Effectivement, jamais nous ne serons pris à contre-pied : tenues guindées, aigle américain aux ailes déployées, élégante statue du gouverneur à l’effigie de Marcelo Alvarez, potence surplombée de deux sinistres vautours, une sorcière noire et trois salamandres constituent des éléments symboliques conformes à l’histoire.
Seulement ces scènes mises bout à bout génèrent un ennui certain lorsqu’elles ne sont liées que par une direction d’acteur minimaliste et qu’aucune recherche de dynamique des effets lumineux ne vient accentuer le discours musical.
 
Heureusement, le ténor argentin s’impose d’entrée avec aisance et nonchalance enthousiasmantes. Le timbre est généreux, chaleureux même, soufflant une ardeur teintée de sentiments affectés très latins. L’homme joue un gouverneur qui joue dans un monde qu’il ne prend pas au sérieux ; difficile de distinguer si les gesticulations sont celles du Comte ou bien de l’acteur laissé sans consignes. 
  
Face à un tel phénomène, Ludovic Tézier fixe un Renato « droit dans ses bottes », un homme d’honneur, dont la fierté se change en mépris quand se révèle la réalité des émois d’Amélia. La noblesse de ce rôle convient bien au chanteur même si les couleurs de sa tessiture évoquent plus une belle jeunesse qu’une autorité mature.
Le rictus glacial qui accompagne le geste meurtrier rappelle instinctivement Don Giovanni.
Marcelo Alvarez et Angela Brown (Acte II)

Marcelo Alvarez et Angela Brown (Acte II)

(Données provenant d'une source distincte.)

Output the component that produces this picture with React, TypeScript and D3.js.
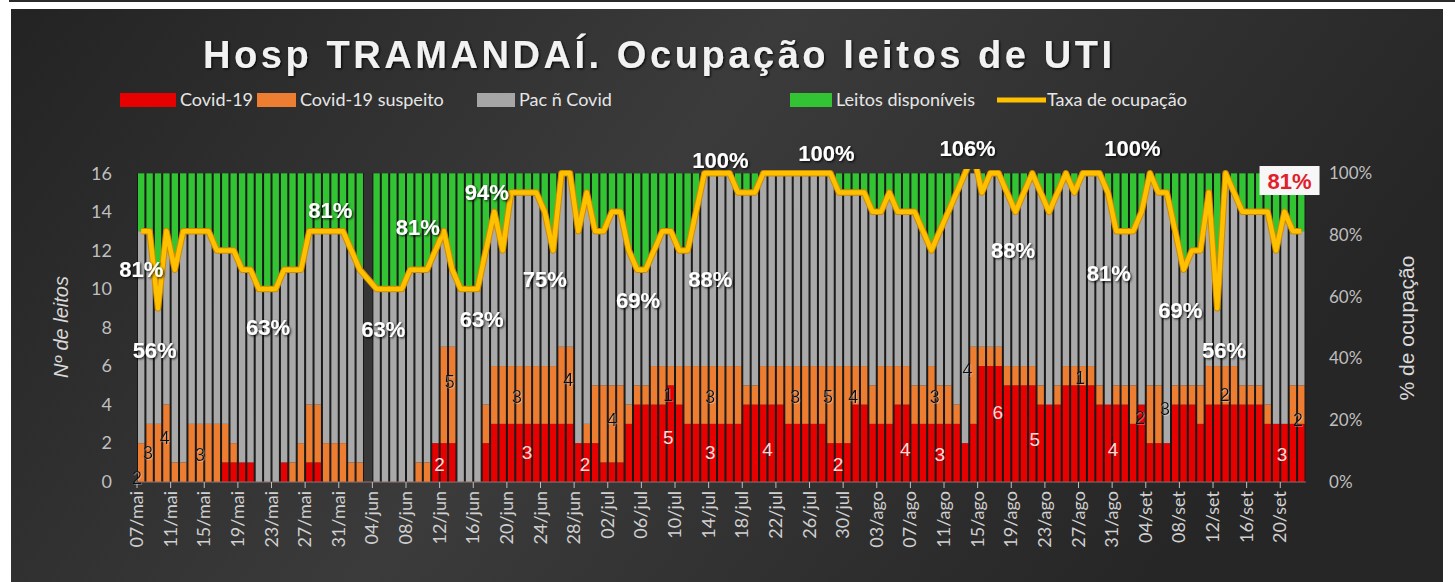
import React from 'react';
import * as d3 from 'd3';

// ---- DATA (one value per day, 07/mai .. 22/set; null = no record) ----
const covid: (number | null)[] = [
  0,0,0,0,0,0,0,0,0,0, 1,1,1,1,0,0,0,1,0,0, 1,1,0,0,0,0,0,null,0,0,
  0,0,0,0,0,2,2,2,0,0, 0,2,3,3,3,3,3,3,3,3, 3,3,2,2,2,1,1,1,3,4,
  4,4,4,5,4,3,3,3,3,3, 3,3,4,4,4,4,4,3,3,3, 3,3,2,2,2,4,4,3,3,3,
  4,4,3,3,3,3,3,3,2,3, 6,6,6,5,5,5,5,4,4,4, 5,5,5,5,4,4,4,4,3,4,
  2,2,2,4,4,4,3,4,4,4, 4,4,4,4,3,3,3,3,3
];
const suspeito: (number | null)[] = [
  2,3,3,4,1,1,3,3,3,3, 2,1,0,0,0,0,0,0,1,2, 3,3,2,2,2,1,1,null,0,0,
  0,0,0,1,1,0,5,5,0,0, 0,2,3,3,3,3,3,3,3,3, 4,4,0,1,3,4,4,4,1,1,
  1,2,2,1,2,3,3,3,3,3, 3,3,1,1,2,2,2,3,3,3, 3,3,4,4,4,2,2,2,3,3,
  2,2,2,2,3,2,2,1,0,4, 1,1,1,1,1,1,1,1,0,1, 1,1,1,1,1,0,1,1,2,0,
  3,3,0,1,1,1,2,2,2,2, 2,1,1,1,1,0,0,2,2
];
const naoCovid: (number | null)[] = [
  11,10,6,9,10,12,10,10,10,9, 9,10,10,10,10,10,10,10,10,9, 9,9,11,11,11,11,10,null,10,10,
  10,10,11,10,10,10,6,4,10,10, 10,8,8,6,9,9,9,9,8,6, 9,9,11,12,8,8,9,9,8,6,
  6,6,7,7,6,6,8,10,10,10, 10,9,10,10,10,10,10,10,10,10, 10,10,10,9,9,9,9,9,8,9,
  8,8,9,8,6,8,9,11,14,10, 8,9,9,9,8,9,10,10,10,10, 10,9,10,10,11,11,8,8,8,10,
  11,10,13,8,6,7,7,9,3,10, 9,9,9,9,10,9,11,8,8
];
const disponiveis: (number | null)[] = [
  3,3,7,3,5,3,3,3,3,4, 4,4,5,5,6,6,6,5,5,5, 3,3,3,3,3,4,5,null,6,6,
  6,6,5,5,5,4,3,5,6,6, 6,4,2,4,1,1,1,1,2,4, 0,0,3,1,3,3,2,2,4,5,
  5,4,3,3,4,4,2,0,0,0, 0,1,1,1,0,0,0,0,0,0, 0,0,0,1,1,1,1,2,2,1,
  2,2,2,3,4,3,2,1,0,0, 1,0,0,1,2,1,0,1,2,1, 0,1,0,0,0,1,3,3,3,2,
  0,1,1,3,5,4,4,1,7,0, 1,2,2,2,2,4,2,3,3
];
const taxa: (number | null)[] = [
  81.25,81.25,56.25,81.25,68.75,81.25,81.25,81.25,81.25,75, 75,75,68.75,68.75,62.5,62.5,62.5,68.75,68.75,68.75,
  81.25,81.25,81.25,81.25,81.25,75,68.75,null,62.5,62.5, 62.5,62.5,68.75,68.75,68.75,75,81.25,68.75,62.5,62.5,
  62.5,75,87.5,75,93.75,93.75,93.75,93.75,87.5,75, 100,100,81.25,93.75,81.25,81.25,87.5,87.5,75,68.75,
  68.75,75,81.25,81.25,75,75,87.5,100,100,100, 100,93.75,93.75,93.75,100,100,100,100,100,100,
  100,100,100,93.75,93.75,93.75,93.75,87.5,87.5,93.75, 87.5,87.5,87.5,81.25,75,81.25,87.5,93.75,100,106.25,
  93.75,100,100,93.75,87.5,93.75,100,93.75,87.5,93.75, 100,93.75,100,100,100,93.75,81.25,81.25,81.25,87.5,
  100,93.75,93.75,81.25,68.75,75,75,93.75,56.25,100, 93.75,87.5,87.5,87.5,87.5,75,87.5,81.25,81.25
];
const tickLabels = [
  '07/mai','11/mai','15/mai','19/mai','23/mai','27/mai','31/mai','04/jun','08/jun','12/jun',
  '16/jun','20/jun','24/jun','28/jun','02/jul','06/jul','10/jul','14/jul','18/jul','22/jul',
  '26/jul','30/jul','03/ago','07/ago','11/ago','15/ago','19/ago','23/ago','27/ago','31/ago',
  '04/set','08/set','12/set','16/set','20/set'
];
const leftTicks = [0, 2, 4, 6, 8, 10, 12, 14, 16];
const rightTicks = [0, 20, 40, 60, 80, 100];

// percentage labels (day index, height in beds, text)
const pctLabels = [
  { i: 0, v: 11.0, t: '81%' }, { i: 1.6, v: 6.8, t: '56%' }, { i: 15.1, v: 8.0, t: '63%' },
  { i: 22.5, v: 14.1, t: '81%' }, { i: 28.8, v: 7.9, t: '63%' }, { i: 32.9, v: 13.2, t: '81%' },
  { i: 41.1, v: 15.0, t: '94%' }, { i: 40.5, v: 8.4, t: '63%' }, { i: 48.0, v: 10.5, t: '75%' },
  { i: 59.1, v: 9.4, t: '69%' }, { i: 67.7, v: 10.5, t: '88%' }, { i: 68.9, v: 16.7, t: '100%' },
  { i: 81.5, v: 17.05, t: '100%' }, { i: 98.3, v: 17.3, t: '106%' }, { i: 103.7, v: 12.0, t: '88%' },
  { i: 115.1, v: 10.8, t: '81%' }, { i: 117.9, v: 17.3, t: '100%' }, { i: 123.6, v: 8.9, t: '69%' },
  { i: 128.8, v: 6.8, t: '56%' }
];
const lastLabel = { i: 136.6, v: 15.6, t: '81%' };
// suspected-case counts (black) and covid counts (white)
const suspLabels = [
  { i: -0.5, v: 0.2, t: '2' }, { i: 0.8, v: 1.5, t: '3' }, { i: 2.8, v: 2.3, t: '4' }, { i: 7.0, v: 1.4, t: '3' },
  { i: 36.7, v: 5.2, t: '5' }, { i: 44.7, v: 4.4, t: '3' }, { i: 50.8, v: 5.3, t: '4' }, { i: 56, v: 3.2, t: '4' },
  { i: 62.7, v: 4.5, t: '1' }, { i: 67.7, v: 4.4, t: '3' }, { i: 77.8, v: 4.4, t: '3' }, { i: 81.7, v: 4.4, t: '5' },
  { i: 84.7, v: 4.4, t: '4' }, { i: 94.4, v: 4.4, t: '3' }, { i: 98.3, v: 5.8, t: '4' }, { i: 111.7, v: 5.4, t: '1' },
  { i: 118.8, v: 3.3, t: '2' }, { i: 121.8, v: 3.8, t: '3' }, { i: 128.9, v: 4.5, t: '2' }, { i: 137.6, v: 3.2, t: '2' }
];
const covidLabels = [
  { i: 35.5, v: 0.9, t: '2' }, { i: 45.9, v: 1.5, t: '3' }, { i: 52.8, v: 0.9, t: '2' }, { i: 62.7, v: 2.3, t: '5' },
  { i: 67.7, v: 1.5, t: '3' }, { i: 74.5, v: 1.7, t: '4' }, { i: 82.9, v: 0.9, t: '2' }, { i: 90.9, v: 1.7, t: '4' },
  { i: 95.0, v: 1.4, t: '3' }, { i: 101.9, v: 3.6, t: '6' }, { i: 106.3, v: 2.2, t: '5' }, { i: 115.6, v: 1.7, t: '4' },
  { i: 135.7, v: 1.4, t: '3' }
];

const keys = ['covid', 'suspeito', 'naoCovid', 'disponiveis'];
const colors: Record<string, string> = {
  covid: '#e60000', suspeito: '#ed7d31', naoCovid: '#a9a9a9', disponiveis: '#33c433'
};
const legendItems = [
  { t: 'Covid-19', c: '#e60000', x0: 120, x1: 176, tx: 180 },
  { t: 'Covid-19 suspeito', c: '#ed7d31', x0: 257, x1: 296, tx: 300 },
  { t: 'Pac ñ Covid', c: '#a6a6a6', x0: 477, x1: 515, tx: 519 },
  { t: 'Leitos disponíveis', c: '#33c433', x0: 790, x1: 832, tx: 836 },
];

export default function App() {
  const W = 1455, H = 582;
  const N = covid.length;
  const x = d3.scaleBand<number>().domain(d3.range(N)).range([137, 1305.5]).padding(0);
  const bw = x.bandwidth();
  const y = d3.scaleLinear().domain([0, 16]).range([481.7, 173.3]);
  const yR = d3.scaleLinear().domain([0, 100]).range([481.7, 173.3]);
  const lx = (i: number) => 137 + bw / 2 + i * bw;

  const rows = d3.range(N).map(i => ({
    i,
    covid: covid[i] ?? 0, suspeito: suspeito[i] ?? 0,
    naoCovid: naoCovid[i] ?? 0, disponiveis: disponiveis[i] ?? 0,
    has: covid[i] != null,
  }));
  const series = d3.stack<any>().keys(keys)(rows);

  const linePts = d3.range(N).filter(i => taxa[i] != null);
  const line = d3.line<number>().x(i => (x(i) ?? 0) + bw / 2).y(i => yR(taxa[i] as number));

  const font = "'Liberation Sans', Arial, sans-serif";
  const cond = "Lato, 'Liberation Sans Narrow', sans-serif";

  return (
    <svg width={W} height={H} style={{ position: 'absolute', left: 0, top: 0 }}>
      <defs>
        <linearGradient id="bg" x1="0" y1="0" x2="1" y2="0.3">
          <stop offset="0" stopColor="#232323" />
          <stop offset="0.5" stopColor="#3b3b3b" />
          <stop offset="1" stopColor="#262626" />
        </linearGradient>
        <filter id="sh" x="-20%" y="-20%" width="140%" height="140%">
          <feDropShadow dx="1.2" dy="1.2" stdDeviation="0.9" floodColor="#000" floodOpacity="0.85" />
        </filter>
        <filter id="shl" x="-20%" y="-20%" width="140%" height="140%">
          <feDropShadow dx="0.8" dy="0.8" stdDeviation="0.6" floodColor="#fff" floodOpacity="0.35" />
        </filter>
        <clipPath id="clip">
          <rect x={130} y={169} width={1190} height={320} />
        </clipPath>
      </defs>
      <rect x={0} y={0} width={W} height={H} fill="#ffffff" />
      <rect x={9} y={0} width={W - 9} height={2} fill="#2a2a2a" />
      <rect x={11} y={9} width={1432} height={H - 9} fill="url(#bg)" />

      {/* title */}
      <text x={203} y={68} fill="#f2f2f2" fontFamily={font} fontWeight="bold" fontSize={38}
        textLength={909} lengthAdjust="spacing" filter="url(#sh)">Hosp TRAMANDAÍ. Ocupação leitos de UTI</text>

      {/* legend */}
      {legendItems.map(d => (
        <g key={d.t}>
          <rect x={d.x0} y={93} width={d.x1 - d.x0} height={14} fill={d.c} />
          <text x={d.tx} y={106} fill="#e6e6e6" fontFamily={cond} fontSize={18}>{d.t}</text>
        </g>
      ))}
      <line x1={997} x2={1046} y1={100} y2={100} stroke="#ffc000" strokeWidth={5} />
      <text x={1047} y={106} fill="#e6e6e6" fontFamily={cond} fontSize={18}>Taxa de ocupação</text>

      {/* bar backing (separators) */}
      {rows.filter(r => r.has).map(r => (
        <rect key={'b' + r.i} x={x(r.i)} y={y(16)} width={bw} height={y(0) - y(16)} fill="#181818" />
      ))}
      {/* stacked bars */}
      {series.map(s => (
        <g key={s.key} fill={colors[s.key]}>
          {s.filter(d => d.data.has && d[1] > d[0]).map(d => (
            <rect key={d.data.i} x={(x(d.data.i) ?? 0) + 1} width={bw - 2}
              y={y(Math.min(d[1], 16))} height={Math.max(0, y(d[0]) - y(Math.min(d[1], 16)))} />
          ))}
        </g>
      ))}

      {/* x axis */}
      <line x1={137} x2={1306} y1={482} y2={482} stroke="#d9a0a0" strokeOpacity={0.6} strokeWidth={1} />
      {tickLabels.map((t, k) => {
        const tx = x(k * 4) ?? 0;
        return (
          <g key={t}>
            <line x1={tx} x2={tx} y1={482} y2={488} stroke="#bfbfbf" strokeWidth={1} />
            <text transform={`translate(${tx + 6},${491}) rotate(-90)`} textAnchor="end"
              fill="#d0d0d0" fontFamily={cond} fontSize={18}>{t}</text>
          </g>
        );
      })}

      {/* left axis */}
      {leftTicks.map(v => (
        <text key={v} x={112} y={y(v)} dy="0.35em" textAnchor="end" fill="#bfbfbf" fontFamily={cond} fontSize={18}>{v}</text>
      ))}
      <text transform={`translate(68,${327}) rotate(-90)`} textAnchor="middle" fill="#d9d9d9"
        fontFamily={font} fontStyle="italic" fontSize={20}>Nº de leitos</text>

      {/* right axis */}
      {rightTicks.map(v => (
        <text key={v} x={1329} y={yR(v)} dy="0.35em" fill="#bfbfbf" fontFamily={cond} fontSize={17}>{v}%</text>
      ))}
      <text transform={`translate(1414,${328}) rotate(-90)`} textAnchor="middle" fill="#d9d9d9"
        fontFamily={font} fontSize={21}>% de ocupação</text>

      {/* occupancy line */}
      <g clipPath="url(#clip)">
        <path d={line(linePts) ?? ''} fill="none" stroke="#d08a00" strokeWidth={6.5} strokeLinejoin="round" />
        <path d={line(linePts) ?? ''} fill="none" stroke="#ffc000" strokeWidth={4.5} strokeLinejoin="round" />
      </g>

      {/* count labels */}
      {suspLabels.map((d, k) => (
        <text key={'s' + k} x={lx(d.i)} y={y(d.v)} dy="0.35em" textAnchor="middle" fill="#111"
          fontFamily={font} fontSize={18} filter="url(#shl)">{d.t}</text>
      ))}
      {covidLabels.map((d, k) => (
        <text key={'c' + k} x={lx(d.i)} y={y(d.v)} dy="0.35em" textAnchor="middle" fill="#ffdada"
          fontFamily={font} fontSize={19}>{d.t}</text>
      ))}

      {/* percentage labels */}
      {pctLabels.map((d, k) => (
        <text key={'p' + k} x={lx(d.i)} y={y(d.v)} dy="0.35em" textAnchor="middle" fill="#ffffff"
          fontFamily={font} fontWeight="bold" fontSize={22} filter="url(#sh)">{d.t}</text>
      ))}
      <rect x={lx(lastLabel.i) - 30} y={y(lastLabel.v) - 15} width={60} height={29} fill="#f7f7f7" />
      <text x={lx(lastLabel.i)} y={y(lastLabel.v)} dy="0.36em" textAnchor="middle" fill="#e0202a"
        fontFamily={font} fontWeight="bold" fontSize={22}>{lastLabel.t}</text>
    </svg>
  );
}
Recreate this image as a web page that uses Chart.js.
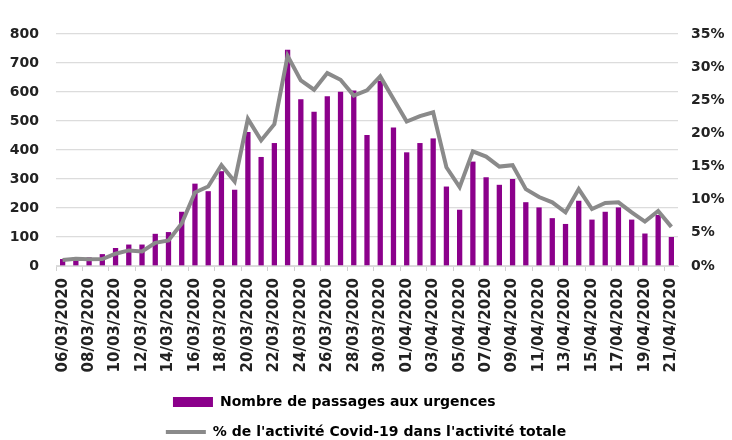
<!DOCTYPE html>
<html>
<head>
<meta charset="utf-8">
<script src="https://cdn.jsdelivr.net/npm/chart.js@4/dist/chart.umd.min.js"></script>
<style>
  html, body { margin: 0; padding: 0; background: #fff; }
  .wrap { width: 732px; height: 440px; }
</style>
</head>
<body>
<div class="wrap"><canvas id="mychart"></canvas></div>
<script>
// categories (one per day)
const days = [
  '06/03/2020','07/03/2020','08/03/2020','09/03/2020','10/03/2020','11/03/2020','12/03/2020',
  '13/03/2020','14/03/2020','15/03/2020','16/03/2020','17/03/2020','18/03/2020','19/03/2020',
  '20/03/2020','21/03/2020','22/03/2020','23/03/2020','24/03/2020','25/03/2020','26/03/2020',
  '27/03/2020','28/03/2020','29/03/2020','30/03/2020','31/03/2020','01/04/2020','02/04/2020',
  '03/04/2020','04/04/2020','05/04/2020','06/04/2020','07/04/2020','08/04/2020','09/04/2020',
  '10/04/2020','11/04/2020','12/04/2020','13/04/2020','14/04/2020','15/04/2020','16/04/2020',
  '17/04/2020','18/04/2020','19/04/2020','20/04/2020','21/04/2020'
];

// Nombre de passages aux urgences
const passages = [
  24, 29, 30, 41, 62, 74, 74, 111, 117, 187, 284, 258, 327, 263, 462, 376, 424,
  746, 575, 532, 585, 601, 605, 452, 639, 478, 392, 424, 440, 274, 194, 360, 306,
  280, 300, 220, 202, 165, 145, 225, 160, 187, 202, 160, 112, 176, 100
];

// % de l'activité Covid-19 dans l'activité totale
const partCovid = [
  0.9, 1.1, 1.0, 1.05, 1.85, 2.35, 2.2, 3.5, 3.85, 6.4, 11.1, 12.0, 15.2, 12.75,
  22.2, 18.95, 21.4, 31.7, 28.0, 26.6, 29.1, 28.1, 25.7, 26.5, 28.6, 25.2, 21.8,
  22.6, 23.2, 14.9, 11.9, 17.3, 16.5, 15.0, 15.2, 11.6, 10.4, 9.6, 8.1, 11.6, 8.6,
  9.5, 9.6, 8.1, 6.7, 8.3, 5.9
];

const barLabel = 'Nombre de passages aux urgences';
const lineLabel = "% de l'activité Covid-19 dans l'activité totale";

const purple = '#8b008b';
const grey = '#8a8a8a';
const textCol = '#222222';

Chart.defaults.font.family = "'DejaVu Sans', 'Liberation Sans', sans-serif";
Chart.defaults.font.weight = 'bold';
Chart.defaults.font.size = 14;
Chart.defaults.color = textCol;

const chart = document.getElementById('mychart').getContext('2d');
let urgChart = new Chart(chart, {
  data: {
    labels: days,
    datasets: [
      {
        type: 'line',
        label: lineLabel,
        data: partCovid,
        yAxisID: 'y1',
        borderColor: grey,
        backgroundColor: grey,
        borderWidth: 4,
        pointRadius: 0,
        tension: 0,
        order: 0
      },
      {
        type: 'bar',
        label: barLabel,
        data: passages,
        yAxisID: 'y',
        backgroundColor: purple,
        barPercentage: 0.4,
        categoryPercentage: 1,
        order: 1
      }
    ]
  },
  options: {
    responsive: true,
    maintainAspectRatio: false,
    animation: false,
    layout: { padding: { top: 34, bottom: -9, left: 0, right: 0 } },
    scales: {
      x: {
        offset: true,
        grid: {
          offset: true,
          drawOnChartArea: false,
          drawTicks: true,
          tickLength: 5,
          color: (c) => (c.index % 2 === 0 ? '#d0d0d0' : 'transparent')
        },
        border: { display: true, color: '#d9d9d9', width: 1 },
        ticks: {
          autoSkip: false,
          minRotation: 90,
          maxRotation: 90,
          padding: 7,
          font: { size: 15 },
          callback: function (v, i) { return i % 2 === 0 ? days[i] : ''; }
        },
        afterFit: (s) => { s.height = 113; }
      },
      y: {
        position: 'left',
        min: 0,
        max: 800,
        ticks: { stepSize: 100, padding: 17 },
        grid: { color: '#dcdcdc', lineWidth: 1.3, drawTicks: false },
        border: { display: false },
        afterFit: (s) => { s.width = 56; }
      },
      y1: {
        position: 'right',
        min: 0,
        max: 35,
        ticks: { stepSize: 5, padding: 13, callback: (v) => v + '%' },
        grid: { drawOnChartArea: false, drawTicks: false },
        border: { display: false },
        afterFit: (s) => { s.width = 54; }
      }
    },
    plugins: {
      tooltip: { enabled: false },
      legend: {
        position: 'bottom',
        labels: {
          usePointStyle: true,
          pointStyleWidth: 40,
          boxHeight: 10,
          padding: 16,
          font: { size: 14 },
          generateLabels: () => [
            { text: barLabel + '\u00a0'.repeat(13), fillStyle: purple, strokeStyle: purple,
              lineWidth: 0, pointStyle: 'rect', datasetIndex: 1 },
            { text: lineLabel, fillStyle: grey, strokeStyle: grey,
              lineWidth: 4, pointStyle: 'line', datasetIndex: 0 }
          ]
        }
      }
    }
  }
});
</script>
</body>
</html>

Grande voix Angela Brown ? assurément ! bien entendu il faut un certain goût pour les graves gonflés et caverneux, une certaine tolérance aux irrégularités et un vibrato, m’a-t-on dit, qui pourtant ne m’a aucunement gêné.  
Je n’aime pas que l’on raille son physique développé (et il faut voir de qui émanent ces critiques) surtout que je trouve beaucoup de beauté dans ce fascinant visage noir et les accents métalliques. « Morro, ma prima in grazia » à l’acte III est par ailleurs riches de nuances.
 
Ulrica bien tenue, Elena Manistina ne possède cependant pas une personnalité vocale suffisante pour camper une sorcière impressionnante. Mais que de fraîcheur dans cet Oscar espiègle que Camilla Tilling déroule de toute sa légèreté ! Elle est adorable.
 
Enfin, Semyon Bychkov fait une entrée réussie à l’Opéra de Paris. Il avantage les chanteurs par un choix de tempi mesurés et libère toute l'énergie de l'orchestre dans les moments clés comme l'arrivée spectaculaire du Comte, l'ouverture tourmentée du second acte (digne de Tchaïkovsky) ou bien l'angoissante avancée d'Amélia vers l'urne, tension qui évoque les sombres intrigues de Don Carlo et Otello.
Ludovic Tézier et Camilla Tilling (Acte III)

Ludovic Tézier et Camilla Tilling (Acte III)

Saluons la scène du bal masqué et la réussite des danses enlevées exécutées par des personnages de la Commedia dell'Arte.